The bonuses were paid to soldiers across the country but the bulk were part of the California National Guard. The money was supposed to attract soldiers in high-demand occupational specialties or noncommissioned officers for units headed to the wars.
But audits found the National Guard paid bonuses to many soldiers who were not eligible, only discovering the errors years later. In California, it found 9,700 current and retired troops who were improperly paid and has reclaimed $22 million, according to the Tribune News Service.
The online petition was created by Robert Richmond, an Army sergeant first class who once lived in California but now lists his address as Lincoln, Nebraska. He has been ordered to repay $15,000 or face debt collection action, the news service reported.
The improper payments were caused by a lack of oversight, widespread fraud and mismanagement by Guard officials.
“The system paid everybody up front, and then we spent the next five years figuring out if they were eligible,” Col. Michael S. Piazzoni, a California Guard official who oversaw the audits, told the Tribune News Service.

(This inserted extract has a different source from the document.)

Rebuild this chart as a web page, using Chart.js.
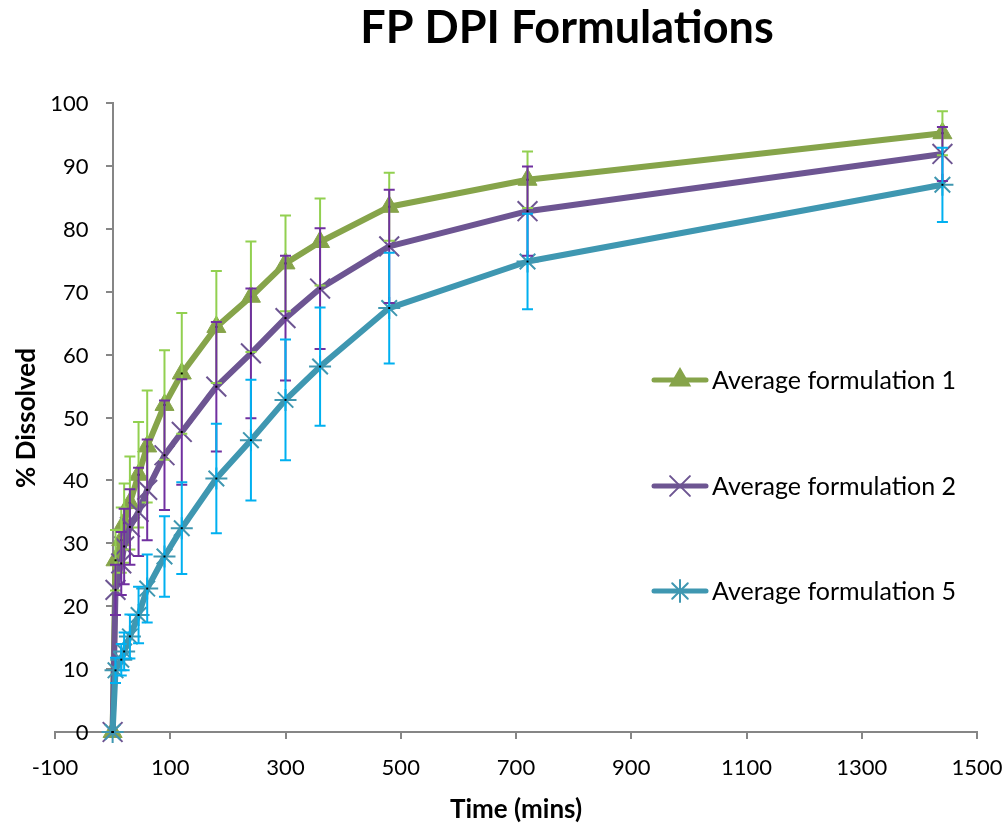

It is not the first time that the National Guard has faced blowback over how it spends money.
Sports sponsorship agreements with NASCAR and the NFL raised the ire of Congress over the past year.
The Guard had spent $32 million a year on a NASCAR marketing contract aimed at increasing recruitment until it parted ways with the sport in 2014. But the Senate found the spending resulted in zero new Guard recruits in 2012.
Lawmakers also criticized the Guard for paying 22 NFL teams for halftime tributes to servicemembers and color-guard performances, and for players to attend events honoring local high schools.
In one example, the Guard paid $675,000 to the New England Patriots for advertising that included bringing soldiers onto the field at halftime.